**Provided data**
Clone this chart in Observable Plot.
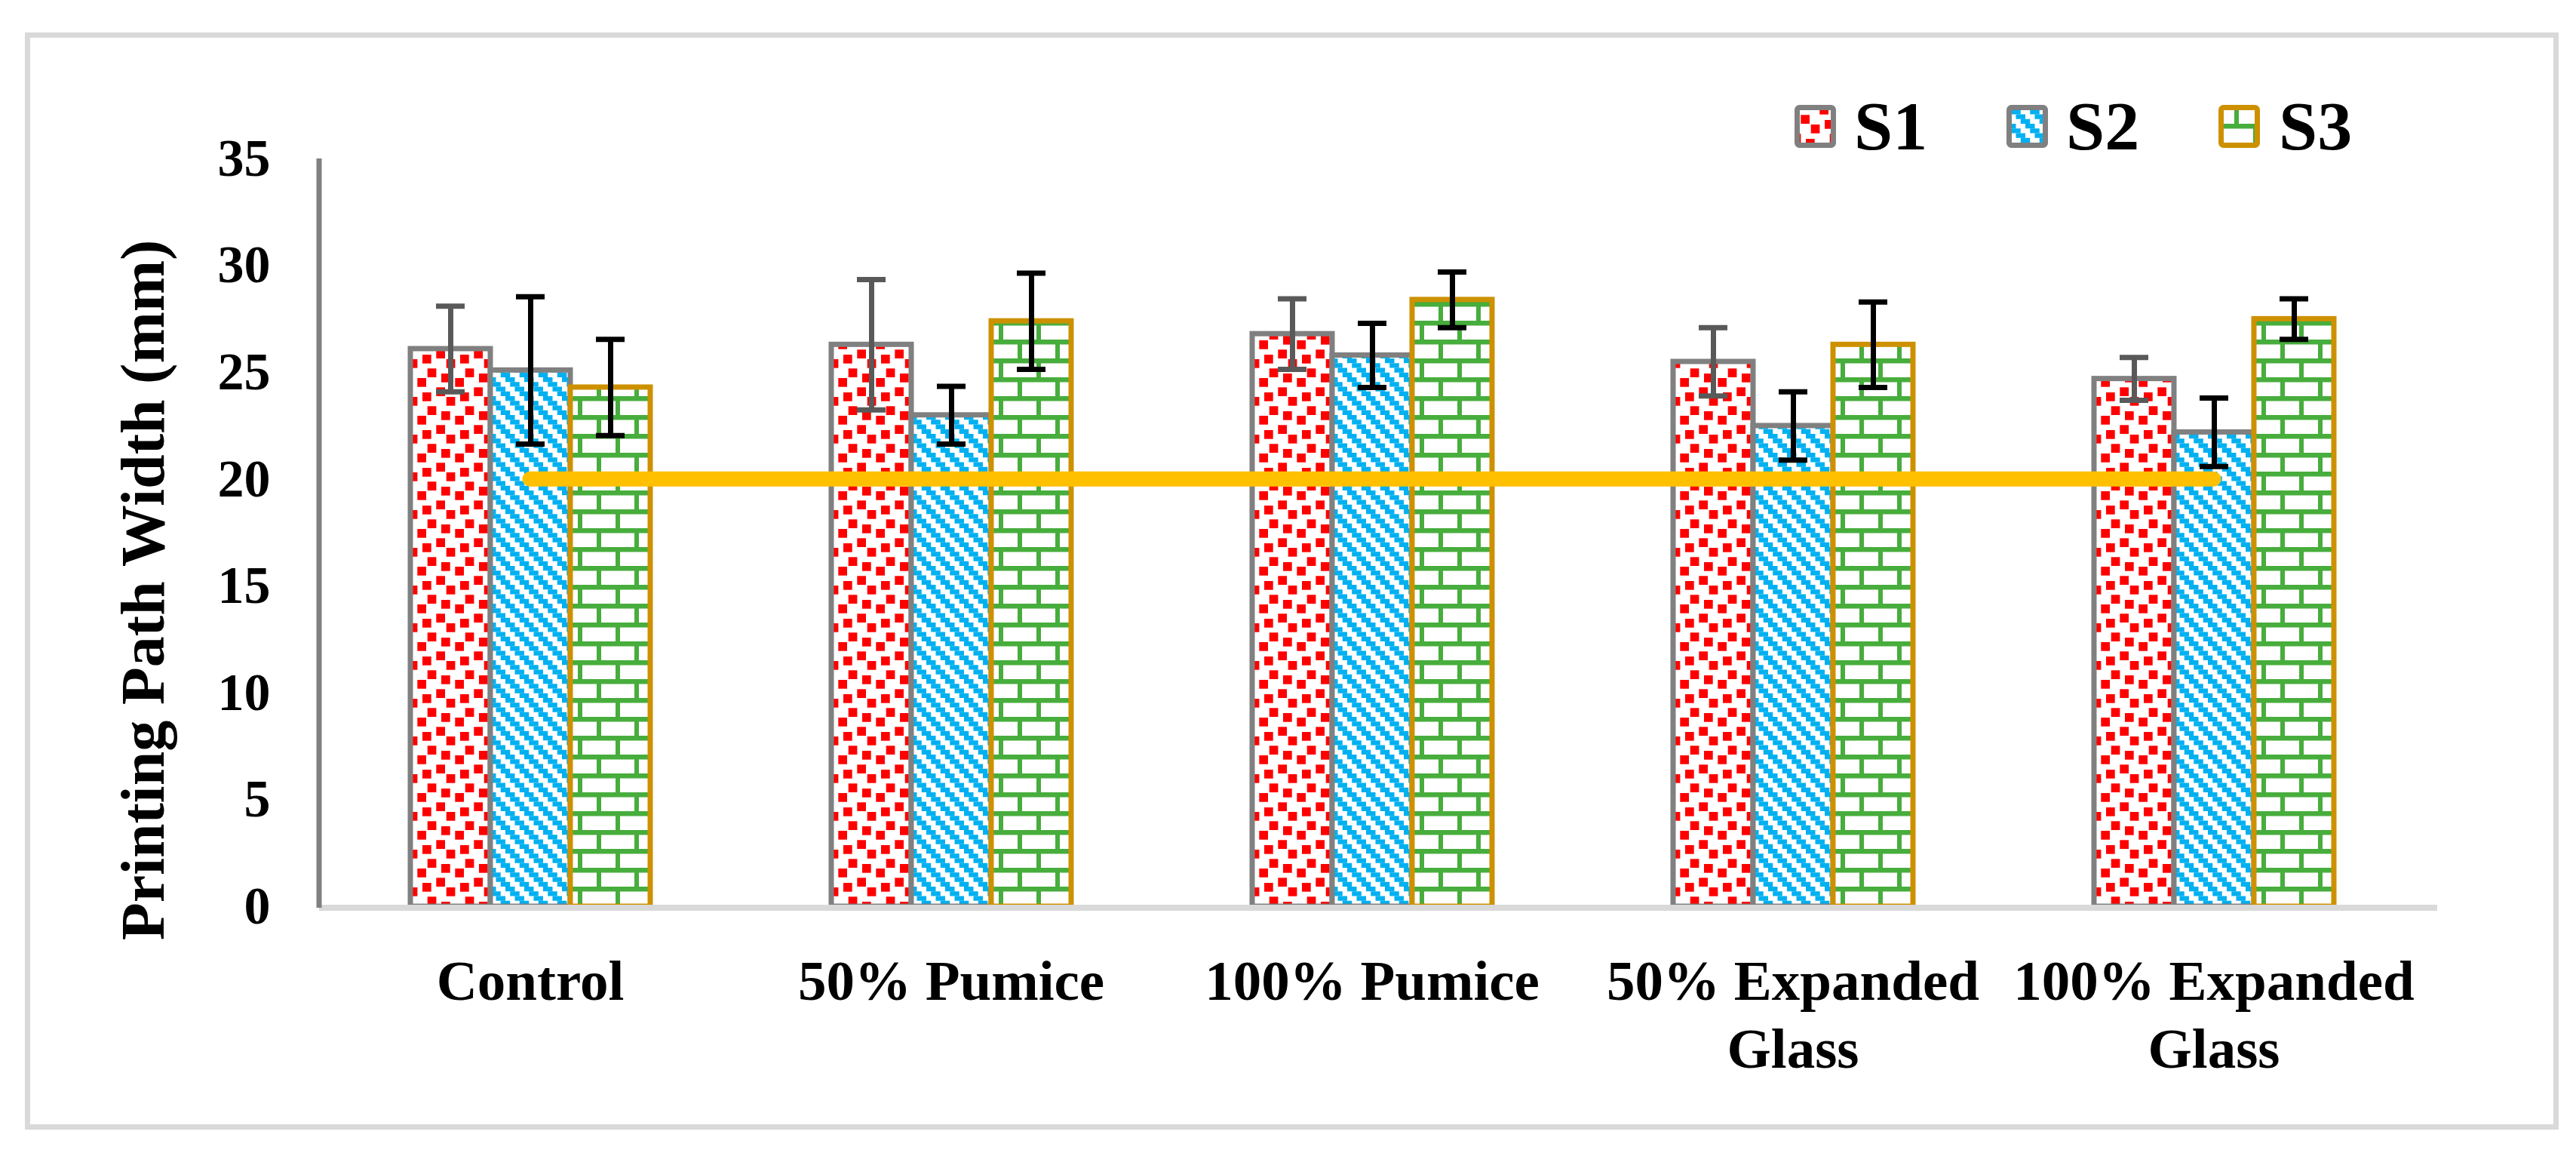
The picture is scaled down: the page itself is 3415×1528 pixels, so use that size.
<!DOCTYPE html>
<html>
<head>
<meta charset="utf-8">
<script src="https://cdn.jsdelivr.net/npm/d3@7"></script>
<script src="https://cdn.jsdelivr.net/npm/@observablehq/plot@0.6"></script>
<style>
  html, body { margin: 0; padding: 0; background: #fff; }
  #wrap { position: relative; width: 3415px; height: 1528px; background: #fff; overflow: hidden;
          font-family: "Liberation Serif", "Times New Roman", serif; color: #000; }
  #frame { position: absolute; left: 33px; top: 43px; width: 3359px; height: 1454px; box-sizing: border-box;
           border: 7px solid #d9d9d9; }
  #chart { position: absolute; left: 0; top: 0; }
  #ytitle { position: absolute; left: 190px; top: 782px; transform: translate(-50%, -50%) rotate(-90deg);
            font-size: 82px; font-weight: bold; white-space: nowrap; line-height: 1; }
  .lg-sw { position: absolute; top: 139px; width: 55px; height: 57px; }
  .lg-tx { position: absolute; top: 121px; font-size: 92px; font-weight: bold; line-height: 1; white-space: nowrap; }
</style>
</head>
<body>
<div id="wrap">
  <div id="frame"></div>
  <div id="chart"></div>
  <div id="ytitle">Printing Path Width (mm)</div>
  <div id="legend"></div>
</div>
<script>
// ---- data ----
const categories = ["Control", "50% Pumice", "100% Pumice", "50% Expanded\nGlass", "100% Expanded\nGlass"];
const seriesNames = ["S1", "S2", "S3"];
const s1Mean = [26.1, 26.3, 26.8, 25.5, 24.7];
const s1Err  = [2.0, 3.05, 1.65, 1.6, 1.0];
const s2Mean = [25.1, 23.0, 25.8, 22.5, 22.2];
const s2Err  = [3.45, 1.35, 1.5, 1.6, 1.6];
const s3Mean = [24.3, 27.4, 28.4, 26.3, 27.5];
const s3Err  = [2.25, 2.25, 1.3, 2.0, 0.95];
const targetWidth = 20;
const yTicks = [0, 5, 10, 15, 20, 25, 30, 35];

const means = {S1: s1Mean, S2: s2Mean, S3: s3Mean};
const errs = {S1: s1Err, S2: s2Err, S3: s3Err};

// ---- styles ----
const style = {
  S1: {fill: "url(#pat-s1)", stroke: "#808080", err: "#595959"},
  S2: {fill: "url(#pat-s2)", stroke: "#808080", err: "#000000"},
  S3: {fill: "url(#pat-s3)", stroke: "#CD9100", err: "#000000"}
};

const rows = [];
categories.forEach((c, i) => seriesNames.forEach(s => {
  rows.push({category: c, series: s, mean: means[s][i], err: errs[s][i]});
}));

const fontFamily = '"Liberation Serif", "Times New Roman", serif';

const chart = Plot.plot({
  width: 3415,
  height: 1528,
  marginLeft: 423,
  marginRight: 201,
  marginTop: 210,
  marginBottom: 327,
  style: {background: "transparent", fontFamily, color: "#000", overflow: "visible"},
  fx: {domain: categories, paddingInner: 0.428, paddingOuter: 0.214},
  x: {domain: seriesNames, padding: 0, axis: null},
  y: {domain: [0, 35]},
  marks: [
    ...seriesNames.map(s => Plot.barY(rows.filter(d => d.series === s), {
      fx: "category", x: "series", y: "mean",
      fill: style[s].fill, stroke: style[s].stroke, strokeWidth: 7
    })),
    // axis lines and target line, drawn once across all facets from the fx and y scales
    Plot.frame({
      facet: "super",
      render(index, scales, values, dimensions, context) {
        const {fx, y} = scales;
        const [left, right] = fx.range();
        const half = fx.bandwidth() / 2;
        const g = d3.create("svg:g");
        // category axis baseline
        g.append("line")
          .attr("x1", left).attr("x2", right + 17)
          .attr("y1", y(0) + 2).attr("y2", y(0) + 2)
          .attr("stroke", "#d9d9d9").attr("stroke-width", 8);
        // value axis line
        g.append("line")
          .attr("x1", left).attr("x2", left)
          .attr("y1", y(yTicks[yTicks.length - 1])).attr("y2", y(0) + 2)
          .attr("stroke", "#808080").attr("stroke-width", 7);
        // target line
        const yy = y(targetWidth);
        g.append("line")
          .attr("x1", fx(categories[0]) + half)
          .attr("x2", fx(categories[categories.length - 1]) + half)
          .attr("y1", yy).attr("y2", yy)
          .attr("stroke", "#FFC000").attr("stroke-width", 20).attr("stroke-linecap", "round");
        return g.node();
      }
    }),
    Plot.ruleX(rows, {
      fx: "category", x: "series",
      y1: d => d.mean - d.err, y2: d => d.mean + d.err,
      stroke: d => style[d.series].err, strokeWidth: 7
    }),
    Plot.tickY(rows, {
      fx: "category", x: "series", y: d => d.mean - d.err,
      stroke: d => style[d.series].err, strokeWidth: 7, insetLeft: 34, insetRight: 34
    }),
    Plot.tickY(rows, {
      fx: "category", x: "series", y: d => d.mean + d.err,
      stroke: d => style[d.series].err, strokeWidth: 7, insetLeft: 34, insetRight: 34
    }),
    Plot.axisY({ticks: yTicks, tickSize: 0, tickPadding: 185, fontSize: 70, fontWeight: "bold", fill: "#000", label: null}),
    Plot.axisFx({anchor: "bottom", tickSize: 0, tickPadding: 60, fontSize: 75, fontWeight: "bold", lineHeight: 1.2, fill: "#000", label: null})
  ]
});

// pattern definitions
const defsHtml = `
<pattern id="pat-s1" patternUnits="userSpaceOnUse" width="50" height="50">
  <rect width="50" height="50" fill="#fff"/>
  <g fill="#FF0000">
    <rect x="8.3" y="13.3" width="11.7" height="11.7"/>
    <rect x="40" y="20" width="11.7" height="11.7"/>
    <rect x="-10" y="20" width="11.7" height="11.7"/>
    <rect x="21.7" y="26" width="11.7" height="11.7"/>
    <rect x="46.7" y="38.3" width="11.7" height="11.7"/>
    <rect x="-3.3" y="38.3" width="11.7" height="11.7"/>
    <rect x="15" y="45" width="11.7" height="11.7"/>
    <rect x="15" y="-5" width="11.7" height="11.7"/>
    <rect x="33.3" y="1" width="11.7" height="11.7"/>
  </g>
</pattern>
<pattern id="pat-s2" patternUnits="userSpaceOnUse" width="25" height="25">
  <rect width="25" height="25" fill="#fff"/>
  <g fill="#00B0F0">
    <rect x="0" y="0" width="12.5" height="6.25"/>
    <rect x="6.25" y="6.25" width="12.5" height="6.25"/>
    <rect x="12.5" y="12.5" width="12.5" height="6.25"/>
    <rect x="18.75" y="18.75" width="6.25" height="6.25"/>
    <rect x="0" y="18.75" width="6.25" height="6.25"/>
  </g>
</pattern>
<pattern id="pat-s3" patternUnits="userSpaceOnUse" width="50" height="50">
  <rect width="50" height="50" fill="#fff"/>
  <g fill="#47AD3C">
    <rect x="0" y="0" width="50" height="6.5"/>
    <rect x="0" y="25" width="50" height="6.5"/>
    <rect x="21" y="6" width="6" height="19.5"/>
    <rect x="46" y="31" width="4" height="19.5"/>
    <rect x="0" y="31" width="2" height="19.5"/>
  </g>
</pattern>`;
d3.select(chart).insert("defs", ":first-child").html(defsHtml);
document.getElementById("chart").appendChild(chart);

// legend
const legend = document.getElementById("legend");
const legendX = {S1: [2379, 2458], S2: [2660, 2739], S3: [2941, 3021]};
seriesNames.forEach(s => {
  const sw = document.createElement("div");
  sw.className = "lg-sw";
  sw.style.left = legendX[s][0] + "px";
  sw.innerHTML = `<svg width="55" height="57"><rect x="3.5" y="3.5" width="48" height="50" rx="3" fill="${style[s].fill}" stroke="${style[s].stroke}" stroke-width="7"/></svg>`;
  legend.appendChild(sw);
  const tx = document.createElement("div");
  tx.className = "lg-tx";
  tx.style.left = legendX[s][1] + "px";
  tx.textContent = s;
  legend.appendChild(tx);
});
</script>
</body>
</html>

**What is expected**
Note every line above where the string "chart" shows up, and copy those lines.

**Written response**
Clone this chart in Observable Plot.
  #chart { position: absolute; left: 0; top: 0; }
  <div id="chart"></div>
const chart = Plot.plot({
d3.select(chart).insert("defs", ":first-child").html(defsHtml);
document.getElementById("chart").appendChild(chart);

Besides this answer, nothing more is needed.